Typical costs in this category include:

  • Labor and materials used for various forms of testing, such as integration testing and user acceptance testing.
  • Costs of performing quality audits and conducting formal inspections of incoming materials.
  • Calibration of precision measurement equipment.

Internal Failure Costs

Internal failure costs are financial losses that occur when a defect is detected before the faulty deliverable reaches the customer. These costs represent the expense of correcting quality issues identified within the organization’s control. Finding and fixing defects internally is significantly less expensive than if they are discovered externally.

Internal failure costs include:

  • Labor costs associated with rework and material costs related to scrap.
  • Expense of retesting after a fix has been implemented.
  • Time spent on failure analysis to determine the root cause of the defect.
  • Loss of efficiency from process downtime and replacing defective components.

External Failure Costs

External failure costs represent all expenses incurred when a defective product or service is discovered after delivery to the customer. These costs often extend far beyond the immediate financial outlay, impacting the organization’s reputation and future business opportunities. When a defect causes a customer to lose faith, the resulting loss of sales far exceeds the cost of the initial repair.

External failure costs include:

  • Direct costs of warranty claims, product recalls, and providing field service or repair work.
  • Handling customer complaints and the expense of potential legal fees resulting from liability issues.
  • The long-term impact on profitability from lost future business and negative word-of-mouth.

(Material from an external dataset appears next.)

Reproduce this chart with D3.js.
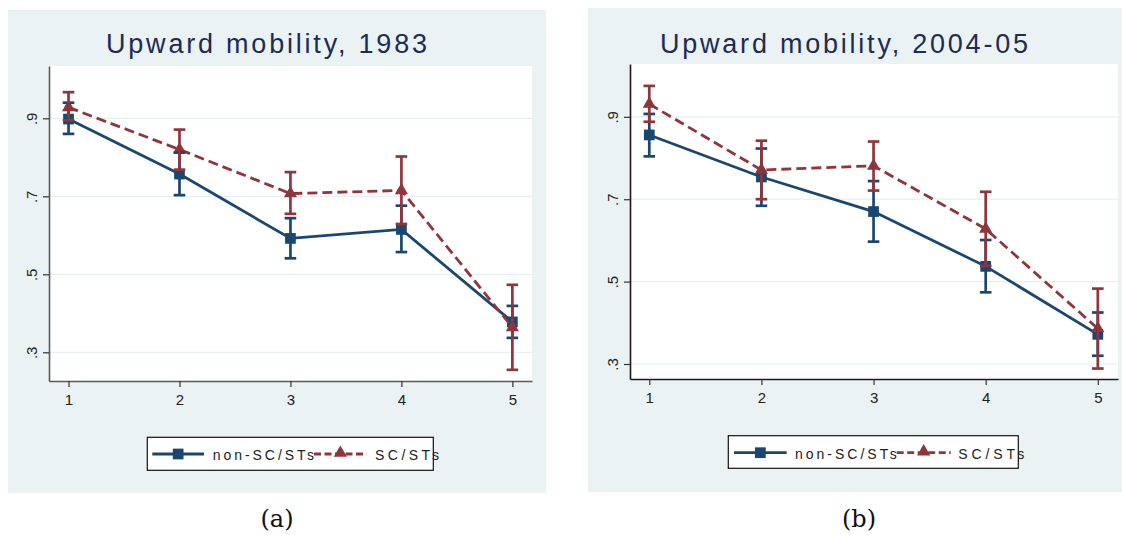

Strategic Value of Managing CoQ

Tracking the Cost of Quality provides project managers with a data-driven mechanism for making strategic decisions about resource allocation. By quantifying the costs associated with both good and poor quality, organizations can justify investment in proactive quality measures. The primary goal is to shift expenditures from the Cost of Non-Conformance toward the Cost of Conformance, recognizing that prevention efforts yield a strong return on investment.

Managing CoQ allows project leaders to see the financial relationship between spending in areas like design review (Prevention) and the resulting reduction in costs from rework (Internal Failure). This analysis supports a strategy of continuous process improvement by highlighting which specific areas of the project are generating the highest costs due to failure. By minimizing the costs of internal and external failures, the project reduces its overall long-term risk and liability.

Practical Application: Measuring and Reporting CoQ

Project managers begin the practical application of CoQ by systematically collecting and tracking data across the four cost categories. This often requires collaboration across multiple departments like accounting, operations, and customer service. Tangible costs, such as labor and materials, are accounted for, while efforts are also made to estimate less obvious costs, such as the administrative time spent on corrective action requests. This data is then categorized and summed to calculate the total Cost of Good Quality and the total Cost of Poor Quality.

A key metric is the ratio of conformance costs to non-conformance costs, which clearly illustrates the financial health of the quality system and guides decision-making. For instance, if internal failure costs are disproportionately high, the team may decide to increase investment in prevention activities like process training rather than increasing appraisal efforts like inspection. Project managers communicate these metrics to stakeholders through quality reports and dashboards. This consistent reporting ensures that decisions regarding quality improvements are based on financial facts rather than mere assumptions.